Career
Trabert was a stand-out athlete in Tennis and Basketball at the University of Cincinnati, and was a member of Sigma Chi Fraternity. In 1951, he won the NCAA Championship Singles title. He was coached by George Menefee. He was also a starter on the basketball team. Previously, at Walnut Hills High School in Cincinnati, he had been state singles champion three times and played guard on the 1948 basketball team that won the district championship.
Trabert honed his tennis skills on the courts of the Cincinnati Tennis Club with the help of another member of that club, fellow International Tennis Hall of Famer Billy Talbert. Talbert became Trabert's mentor. The first win Trabert posted over Talbert came in the final of Cincinnati's international tennis tournament (now known as the Cincinnati Masters) in 1951. Both were enshrined into the Cincinnati Tennis Hall of Fame in 2002. Barry MacKay was enshrined in 2003.
Trabert's record in 1955 was one of the greatest ever by an American tennis player.

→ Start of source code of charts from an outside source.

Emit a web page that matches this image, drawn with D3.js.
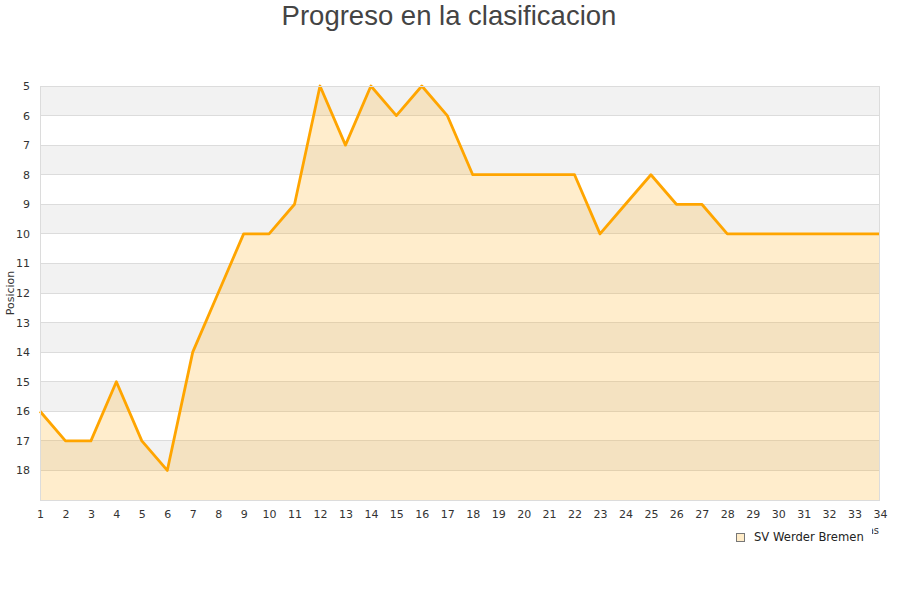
<!DOCTYPE html>
<html><head><meta charset="utf-8">
<script src="https://cdn.jsdelivr.net/npm/d3@7"></script>
<style>body{margin:0;background:#fff;}svg{display:block;}</style>
</head><body>
<svg id="c" width="900" height="600"></svg>
<script>
const title = "Progreso en la clasificacion";
const yTitle = "Posicion";
const xTitle = "Jornadas";
const seriesName = "SV Werder Bremen";
const jornadas = d3.range(1, 35);
const posiciones = [16,17,17,15,17,18,14,12,10,10,9,5,7,5,6,5,6,8,8,8,8,8,10,9,8,9,9,10,10,10,10,10,10,10];
const yTicks = d3.range(5, 19);

const svg = d3.select("#c");
const m = {l:40, r:880, t:86, b:500};
const x = d3.scaleLinear().domain([1,34]).range([m.l, m.r]);
const y = d3.scaleLinear().domain([5,19]).range([m.t, m.b]);

svg.append("text").attr("x",449).attr("y",25).attr("text-anchor","middle")
  .attr("font-family","'Liberation Sans',Arial,sans-serif").attr("font-size",27.5).attr("fill","#444").text(title);

// bands
const bands = d3.range(5, 19);
svg.append("g").selectAll("rect").data(bands).join("rect")
  .attr("x", m.l).attr("width", m.r-m.l)
  .attr("y", d=>y(d)).attr("height", d=>y(d+1)-y(d))
  .attr("fill", d=> (d%2===1) ? "#f2f2f2" : "#ffffff");
// grid
svg.append("g").selectAll("line").data(yTicks.slice(1)).join("line")
  .attr("x1", m.l).attr("x2", m.r).attr("y1", d=>y(d)).attr("y2", d=>y(d))
  .attr("stroke","#dcdcdc").attr("stroke-width",1).attr("shape-rendering","crispEdges");

const data = jornadas.map((j,i)=>({j, p:posiciones[i]}));
svg.append("path").datum(data)
  .attr("d", d3.area().x(d=>x(d.j)).y0(m.b).y1(d=>y(d.p)))
  .attr("fill","rgba(255,165,0,0.2)");
svg.append("path").datum(data)
  .attr("d", d3.line().x(d=>x(d.j)).y(d=>y(d.p)))
  .attr("fill","none").attr("stroke","#ffa500").attr("stroke-width",2.8).attr("stroke-linejoin","round");

// border
svg.append("rect").attr("x",m.l+0.5).attr("y",m.t+0.5).attr("width",m.r-m.l-1).attr("height",m.b-m.t)
  .attr("fill","none").attr("stroke","#dcdcdc").attr("shape-rendering","crispEdges");

const font = "'DejaVu Sans',Verdana,sans-serif";
// y axis
const ya = svg.append("g").attr("transform",`translate(${m.l},0)`)
  .call(d3.axisLeft(y).tickValues(yTicks).tickSize(0).tickPadding(10).tickFormat(d3.format("d")));
ya.select(".domain").remove();
ya.selectAll("text").attr("font-family",font).attr("font-size",11).attr("fill","#333");
// x axis
const xa = svg.append("g").attr("transform",`translate(0,${m.b})`)
  .call(d3.axisBottom(x).tickValues(jornadas).tickSize(0).tickPadding(10).tickFormat(d3.format("d")));
xa.select(".domain").remove();
xa.selectAll("text").attr("font-family",font).attr("font-size",11).attr("fill","#333");

svg.append("text").attr("transform","translate(14,293) rotate(-90)").attr("text-anchor","middle")
  .attr("font-family",font).attr("font-size",11).attr("fill","#333").text(yTitle);

svg.append("text").attr("x",879).attr("y",534).attr("text-anchor","end")
  .attr("font-family",font).attr("font-size",10).attr("fill","#333").text(xTitle);

// legend
const lg = svg.append("g");
lg.append("rect").attr("x",728).attr("y",521).attr("width",144).attr("height",30).attr("fill","#fff");
lg.append("rect").attr("x",736.5).attr("y",533.5).attr("width",8).attr("height",8)
  .attr("fill","#ffecc8").attr("stroke","#777").attr("stroke-width",1);
lg.append("text").attr("x",754).attr("y",541).attr("font-family",font).attr("font-size",11.6).attr("fill","#222").text(seriesName);
</script>
</body></html>
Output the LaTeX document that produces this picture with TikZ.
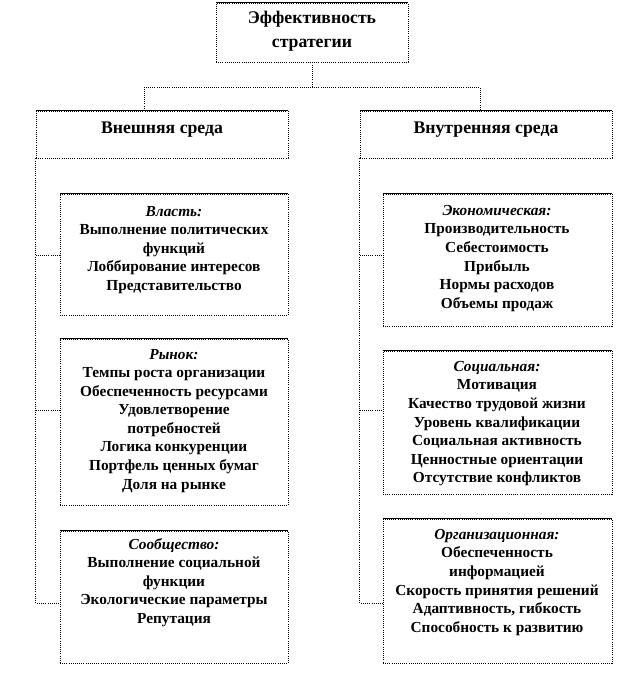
\documentclass[tikz,border=0pt]{standalone}
\usepackage{fontspec}
\setmainfont{Liberation Serif}
\usetikzlibrary{fit}
\begin{document}
\begin{tikzpicture}[x=0.75pt,y=-0.75pt,
  box/.style={draw=black, densely dotted, line width=0.6pt, inner sep=0pt},
  topedge/.style={draw=black, line width=0.6pt},
  conn/.style={draw=black, densely dotted, line width=0.6pt},
  head/.style={font=\fontsize{13.3}{18}\selectfont\bfseries, align=center, inner sep=0pt},
  item/.style={font=\fontsize{11.5}{13.9}\selectfont\bfseries, align=center, inner sep=0pt, anchor=north}]
\useasboundingbox (0,0) rectangle (624,687);
% boxes
\node[box, fit={(216,3) (408,62)}] (top) {};
\node[box, fit={(36,111) (288,158)}] (vnesh) {};
\node[box, fit={(360,111) (612,158)}] (vnutr) {};
\node[box, fit={(60,194) (288,315)}] (vlast) {};
\node[box, fit={(60,339) (288,505)}] (rynok) {};
\node[box, fit={(60,531) (288,663)}] (soob) {};
\node[box, fit={(383,194) (612,326)}] (econ) {};
\node[box, fit={(383,351) (612,494)}] (soc) {};
\node[box, fit={(383,519) (612,663)}] (org) {};
\foreach \b in {top,vnesh,vnutr,vlast,rynok,soob,econ,soc,org}
  \draw[topedge] (\b.north west) -- (\b.north east);
% texts
\node[head] (topT) at (312,31) {Эффективность\\стратегии};
\node[head, anchor=base] (vneshT) at (162,133) {Внешняя среда};
\node[head, anchor=base] (vnutrT) at (486,133) {Внутренняя среда};
\node[item] (vlastT) at (174,206) {\textit{Власть:}\\Выполнение политических\\функций\\Лоббирование интересов\\Представительство};
\node[item] (rynokT) at (174,349) {\textit{Рынок:}\\Темпы роста организации\\Обеспеченность ресурсами\\Удовлетворение\\потребностей\\Логика конкуренции\\Портфель ценных бумаг\\Доля на рынке};
\node[item] (soobT) at (174,538) {\textit{Сообщество:}\\Выполнение социальной\\функции\\Экологические параметры\\Репутация};
\node[item] (econT) at (497,205) {\textit{Экономическая:}\\Производительность\\Себестоимость\\Прибыль\\Нормы расходов\\Объемы продаж};
\node[item] (socT) at (497,361) {\textit{Социальная:}\\Мотивация\\Качество трудовой жизни\\Уровень квалификации\\Социальная активность\\Ценностные ориентации\\Отсутствие конфликтов};
\node[item] (orgT) at (497,529) {\textit{Организационная:}\\Обеспеченность\\информацией\\Скорость принятия решений\\Адаптивность, гибкость\\Способность к развитию};
% connector points
\coordinate (mid) at (312,87);
\coordinate (jL) at (144,111);
\coordinate (jR) at (480,111);
\coordinate (vlastIn) at (60,255);
\coordinate (rynokIn) at (60,410);
\coordinate (soobIn) at (60,603);
\coordinate (econIn) at (383,255);
\coordinate (socIn) at (383,410);
\coordinate (orgIn) at (383,603);
% connectors
\draw[conn] (top.south) -- (mid) -| (jL);
\draw[conn] (mid) -| (jR);
\draw[conn] (vnesh.south west) |- (soobIn);
\draw[conn] (vnesh.south west |- vlastIn) -- (vlastIn);
\draw[conn] (vnesh.south west |- rynokIn) -- (rynokIn);
\draw[conn] (vnutr.south west) |- (orgIn);
\draw[conn] (vnutr.south west |- econIn) -- (econIn);
\draw[conn] (vnutr.south west |- socIn) -- (socIn);
\end{tikzpicture}
\end{document}
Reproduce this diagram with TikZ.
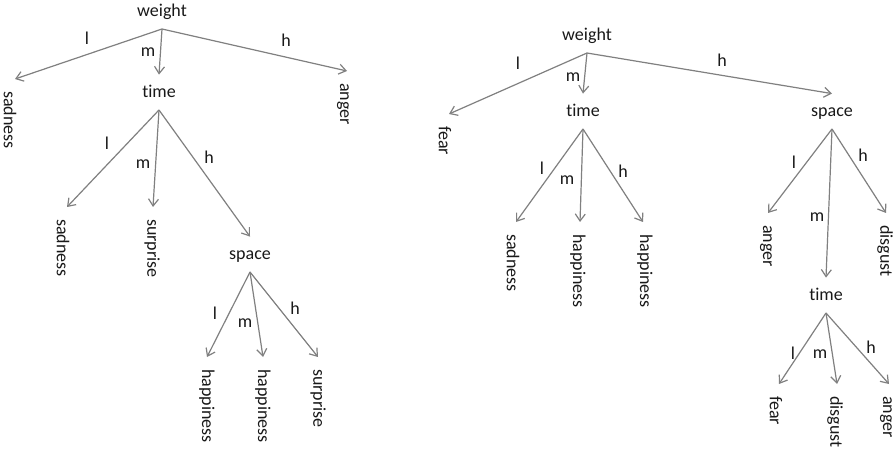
\documentclass[tikz,border=0pt]{standalone}
\usepackage{fontspec}
\setmainfont{Carlito}[Ligatures=NoCommon]
\usetikzlibrary{arrows.meta}
\definecolor{edgegray}{RGB}{128,128,128}
\definecolor{inkdark}{RGB}{25,25,25}
\begin{document}
\begin{tikzpicture}[x=1pt,y=-1pt,
  font=\fontsize{18}{21}\selectfont,
  attr/.style={anchor=south, inner xsep=0pt, inner ysep=8pt,
    text height=15pt, text depth=4pt, text=inkdark},
  leaf/.style={rotate=-90, anchor=west, inner xsep=12pt, inner ysep=0pt, text=inkdark},
  branch/.style={draw=edgegray, line width=1.2pt,
    -{Straight Barb[length=7pt,width=10pt]}},
  lab/.style={inner sep=0pt, text=inkdark}]
\fill[white] (0,0) rectangle (895,449);
\useasboundingbox (0,0) rectangle (895,449);

% ---------- first tree ----------
\node[attr] (w1) at (162,29) {weight};
\node[leaf] (sa1) at (10,79) {sadness};
\node[attr] (t1) at (159,110) {time};
\node[leaf] (an1) at (343,71) {anger};
\draw[branch] (w1.south) -- ([xshift=5pt]sa1.west);
\draw[branch] (w1.south) -- (t1.north);
\draw[branch] (w1.south) -- ([xshift=4pt]an1.west);
\node[lab] (w1l) at (87,38) {l};
\node[lab] (w1m) at (148,52) {m};
\node[lab] (w1h) at (286,40) {h};

\node[leaf] (sa2) at (63,207) {sadness};
\node[leaf] (su1) at (152,207) {surprise};
\node[attr] (sp1) at (250,272) {space};
\draw[branch] (t1.south) -- ([xshift=4pt]sa2.west);
\draw[branch] (t1.south) -- ([xshift=1pt]su1.west);
\draw[branch] (t1.south) -- (sp1.north);
\node[lab] (t1l) at (107,143) {l};
\node[lab] (t1m) at (143,164) {m};
\node[lab] (t1h) at (209,157) {h};

\node[leaf] (ha1) at (207,357) {happiness};
\node[leaf] (ha2) at (263,357) {happiness};
\node[leaf] (su2) at (318,357) {surprise};
\draw[branch] (sp1.south) -- (ha1.west);
\draw[branch] (sp1.south) -- (ha2.west);
\draw[branch] (sp1.south) -- (su2.west);
\node[lab] (sp1l) at (215,313) {l};
\node[lab] (sp1m) at (245,323) {m};
\node[lab] (sp1h) at (295,308) {h};

% ---------- second tree ----------
\node[attr] (w2) at (587,53) {weight};
\node[leaf] (fe1) at (445,114) {fear};
\node[attr] (t2) at (583,129) {time};
\node[attr] (sp2) at (832,129) {space};
\draw[branch] (w2.south) -- ([xshift=4pt]fe1.west);
\draw[branch] (w2.south) -- (t2.north);
\draw[branch] (w2.south) -- (sp2.north);
\node[lab] (w2l) at (518,63) {l};
\node[lab] (w2m) at (573,77) {m};
\node[lab] (w2h) at (722,60) {h};

\node[leaf] (sa3) at (513,222) {sadness};
\node[leaf] (ha3) at (578,222) {happiness};
\node[leaf] (ha4) at (645,222) {happiness};
\draw[branch] (t2.south) -- ([xshift=3pt]sa3.west);
\draw[branch] (t2.south) -- ([xshift=2pt]ha3.west);
\draw[branch] (t2.south) -- ([xshift=-2pt]ha4.west);
\node[lab] (t2l) at (542,168) {l};
\node[lab] (t2m) at (567,180) {m};
\node[lab] (t2h) at (623,171) {h};

\node[leaf] (an2) at (766,213) {anger};
\node[attr] (t3) at (826,313) {time};
\node[leaf] (di1) at (885,213) {disgust};
\draw[branch] (sp2.south) -- ([xshift=2pt]an2.west);
\draw[branch] (sp2.south) -- (t3.north);
\draw[branch] (sp2.south) -- ([xshift=1pt]di1.west);
\node[lab] (sp2l) at (794,162) {l};
\node[lab] (sp2m) at (817,217) {m};
\node[lab] (sp2h) at (863,155) {h};

\node[leaf] (fe2) at (776,384) {fear};
\node[leaf] (di2) at (835,384) {disgust};
\node[leaf] (an3) at (886,384) {anger};
\draw[branch] (t3.south) -- ([xshift=3pt]fe2.west);
\draw[branch] (t3.south) -- ([xshift=2pt]di2.west);
\draw[branch] (t3.south) -- ([xshift=3pt]an3.west);
\node[lab] (t3l) at (793,353) {l};
\node[lab] (t3m) at (820,354) {m};
\node[lab] (t3h) at (871,347) {h};
\end{tikzpicture}
\end{document}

He won the three most prestigious tournaments in amateur tennis—the French, Wimbledon, and American Championships—en route to being ranked world no. 1 among the amateurs for that year. Only Grand Slam winners Don Budge and Rod Laver, and in 2010 Rafael Nadal, have ever achieved the same feat. Trabert's own chance at a Grand Slam was stopped with a loss to Ken Rosewall in the semifinals at the Australian Championships. Trabert won 18 tournaments in 1955, compiling a match record of 106 wins to 7 losses.
An extremely athletic right-hander who mostly played a serve and volley game, Trabert won all five of the Grand Slam singles finals he appeared in. He won the French Championships in 1954 and 1955 (becoming the last American man to win that event until Michael Chang in 1989), the U.S. Championships in 1953 and 1955, and the Wimbledon title in 1955 without losing a set (a record shared with Don Budge, Chuck McKinley, and Björn Borg).
Trabert, along with Vic Seixas, was an American Davis Cup team mainstay during the early 1950s, during which time the Americans reached the finals 5 times, winning the cup in 1954. It was one of only two victories over the dominant Australian teams during the decade (the other being in 1958).
Having reached the top amateur ranking in 1955, Trabert turned professional in the fall of that year. He was beaten on the head-to-head world pro tour in 1956 by the reigning king of professional tennis Pancho Gonzales, 74-27. However, he beat Gonzales in 5 sets for the 1956 French Pro title, and beat Frank Sedgman for the same title in 1959. He was runner-up to Sedgman in the Wembley Pro in 1958. In the US Pro, he was runner-up to Alex Olmedo in 1960.
In 2000, the USTA originated the Trabert Cup for Mens 40 and over International Competition.